Entsprechend sind die Folgen: Einschüchterung und Rückzug, schreiende Reaktanz (»Ihr könnt mich mal!«) und Eskalation sowie ein Verschwinden öffentlicher Debattenkultur. Untermauert wird das mit Kontroll- und Repressionsinstrumenten, die schon jetzt bedrohlich sind, in den Händen einer AfD-Regierung aber umso grausamer sein werden. 

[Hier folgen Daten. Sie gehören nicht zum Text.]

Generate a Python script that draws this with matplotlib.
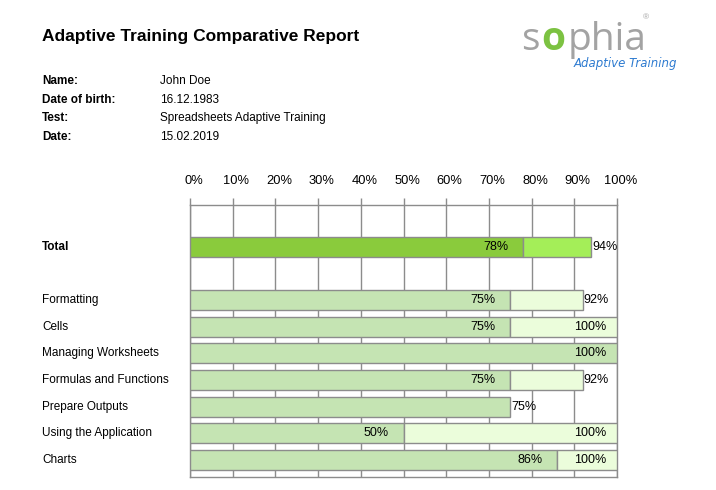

Nochmal: Das alles heißt nicht, dass es keinen zu bekämpfenden, auch israelbezogenen Antisemitismus in diesem Konflikt gäbe. Ganz im Gegenteil: Dafür stehen Markierungen von Wohnhäusern mit Davidsternen, der versuchte Brandanschlag auf eine Berliner Synagoge, »Judenpresse«-Rufe gegen Journalist*innen – ganz zu schweigen vom genuinen Antisemitismus von Hamas & Co. Es kann in dieser Hinsicht kein Rausreden oder Ausruhen geben. Doch in der gegenwärtigen Situation kann nicht mehr unschuldig kritisch über Antisemitismus gesprochen werden, ohne zugleich über falsche Vorwürfe und Instrumentalisierungen des Anti-Antisemitismus zu reden. Der stellt gegenwärtig eines der zentralen ideologischen Kampffelder dar, auf denen ein autoritärer Umbau der deutschen Gesellschaft vorangetrieben und gleichzeitig als gutes Anliegen camoufliert wird. Eine Linke, die dieses Moment ignoriert oder aus antisemitismuskritischer und israelsolidarischer Perspektive übersieht, vor welchen reaktionären Karren sie sich selbst gespannt hat, hat ihren eigenen universalistischen Anspruch auf Befreiung mindestens genauso verraten wie die Hamas-Apologeten. Und angesichts des Massentötens in Gaza, der sich vertiefenden Gewalt gegen die Bevölkerung der Westbank und des Krieges im Libanon ist sie das sicherlich größere Problem.